We present a generic framework for gradient reconstruction schemes on unstructured meshes using the notion of a dyadic sum-vector product. The proposed formulation reconstructs centroidal gradients of a scalar from its directional derivatives along specific directions in a suitably defined neighbourhood. We show that existing gradient reconstruction schemes can be encompassed within this framework by a suitable choice of the geometric vectors that define the dyadic sum tensor. The proposed framework also allows us to re-interpret certain hybrid schemes, which might not be derivable through traditional routes.
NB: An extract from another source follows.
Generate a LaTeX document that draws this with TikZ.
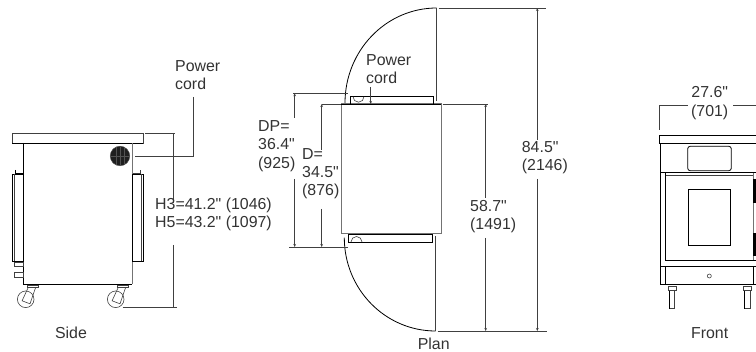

Additionally, a generalization of flexible gradient schemes is proposed that can be employed to enhance the robustness of consistent gradient schemes without compromising on the accuracy of the computed gradients.

翻译：本文提出一个通用框架，用于非结构网格上的梯度重建方案，该框架基于并矢求和向量积的概念。所提出的表述在适当定义的邻域内，通过标量沿特定方向的方向导数重建其质心梯度。我们证明，通过适当选择定义并矢求和张量的几何向量，现有的梯度重建方案均可纳入此框架。该框架还允许我们重新解释某些无法通过传统途径导出的混合方案。此外，本文提出了一种灵活梯度方案的推广形式，该方案可在不降低计算梯度精度的前提下增强一致梯度方案的鲁棒性。